Square, Inc. has just released an iPhone app / Hardware combination that allows you to read credit cards right on your iPhone. The ability to use your iPhone as a credit card reader has been discussed for years, and now it has been made practical on the consumer level for average users.
The Square credit card app is a free download at the App Store and then requires a registration directly with Square. From here you will pay $9.95 for the card reader, but with the ten dollar credit you get with the registration it ends up being essentially free. Once you recieve the reader in the mail you start by plugging it into your iPhone's headphone slot. When you are running the Square credit card app you can scan the card with the peripheral device, allowing it to come up and be charged through the app. After you have finished with the credit card transation you can easily send the receipt over to your customer through an email. You will link your own bank account to your Square account, allowing payments to go directly to you.
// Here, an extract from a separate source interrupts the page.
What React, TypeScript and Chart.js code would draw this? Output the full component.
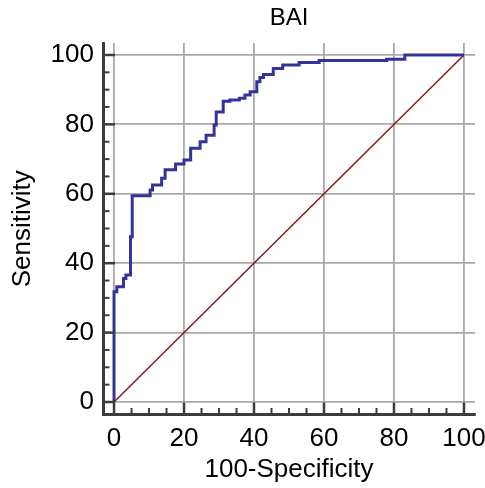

Though the associated device will be for sale at the Apple Store, the cost from this is not where Square is going to make its money. Instead, there is a 2.75% fee for regular "swipes" that allows them to make their money without even applying any outside fees. The assumption here is that the ease of using the Square credit card app will be dramatic enough to create mass use, and therefore positioning Square in a great place.
This major step forward is on par with the creation of Pay Pal, which revolutionized internet purchasing. Instead of being forced into cash for simple transactions, portable businesses, or even things like a home garage sale, you can use the same credit system that a major retailer could. This is going to open up the options for those looking to buy and sell on their own, and could be one more step towards cutting ATMs out of the equation.